He assembled the crib and mounted the bookshelves. She unpacked the bedding and filled the closet with onesies and rompers. Then husband and wife stood in the nursery and worried. Bill Janu, a police officer, is white. Shanna Janu, a lawyer, is black. As they eagerly awaited their baby’s birth this spring, they felt increasingly anxious.
They had chosen not to find out their baby’s gender ahead of time. But their nearly two years of marriage had been punctuated by the killings of African-American men and boys in Ferguson, Mo.; Brooklyn; Cleveland; North Charleston, S.C.; and Baltimore, all at the hands of the police. Mr. Janu, who longed for a son, tried to reassure his wife. Mrs. Janu emailed him one article after another, warning of the perils that face black boys.
As the due date approached, Mr. Janu found himself praying for a girl.
In the delivery room at St. Agnes Hospital, after more than 20 hours of labor, the infant finally arrived, red-faced and wailing. The newborn had Mr. Janu’s blue eyes and Mrs. Janu’s full lips and nose. The new father exulted. Then he felt the weight of his new reality.
“Now, I have a black son in Baltimore,” the white police detective remembered thinking as he cradled his baby boy.
Wesley William Janu, born on May 23, 2016, smiled for the first time during a summer bloodied by the worst confrontations between African-Americans and the police in decades: The back-to-back killings in July of black men in Baton Rouge, La., and Falcon Heights, Minn., followed by the killings of five officers in Dallas and three more in Baton Rouge. This month, protesters burned buildings and clashed with law enforcement officers in Milwaukee after an armed black man was shot to death there by the police.
The violence has been wrenching for families like the Janus, an interracial couple struggling to straddle the nation’s racial fault lines in a red brick rowhouse in a quiet corner of Baltimore. But the heated national discussions over policing and race feel particularly piercing for a black woman born in the South and her white husband who wears a badge.
They know their son is taking his place in the world at a time of promise and unease. Wesley will learn to sit up on his own during the final term of the nation’s first African-American president. He will celebrate his first birthday in 2017, the year that will mark the 50th anniversary of the Supreme Court decision that overturned state bans on interracial marriage.
By the time he is 28, more than half of the population in the United States will very likely be members of ethnic or racial minority groups or mixed race, according to the Census Bureau.

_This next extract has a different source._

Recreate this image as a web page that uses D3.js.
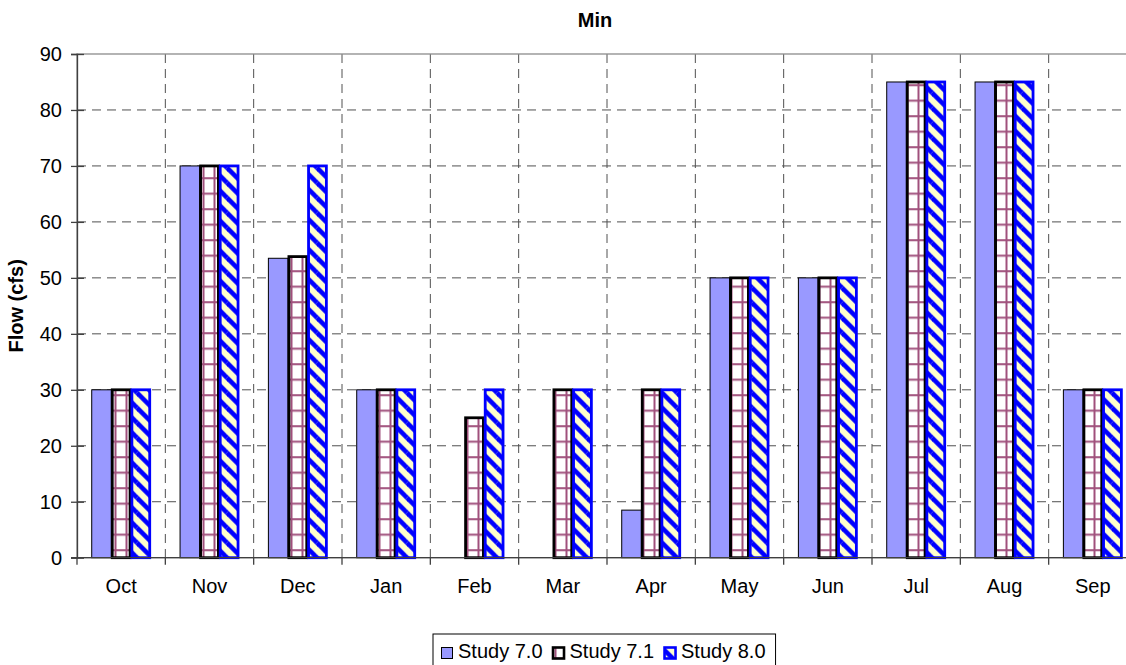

Yet this is also a time when black and white Americans find themselves deeply divided. In Wesley’s face, there are glimpses of the country’s racial future, yet that future often feels uncertain and unsettled.
Born in Louisiana, Mrs. Janu grew up in a predominantly white suburb in upstate New York, joined a white sorority in college and married a white detective. Yet these days, she fears that racism and bias might be “hard-wired” into society and wonders how that might affect her family.
She worries as her husband holsters his Glock 22, kisses her goodbye and heads out the door to pursue gun runners and violent criminals in this predominantly black city. Will he be a target now on the street?
She worries as she has adjusted to the rhythms of round-the-clock feedings and diaper changes. What dangers might Wesley face as a teenager at the hands of the police?
And then there is the racial divide that runs right through her living room, the issues that occasionally create a rift between husband and wife. Mrs. Janu, 31, is a strong supporter of the Black Lives Matter movement, for instance, while Mr. Janu, 42, argues that some of its activists “do more harm than good” and spew “a lot of hate” toward the police.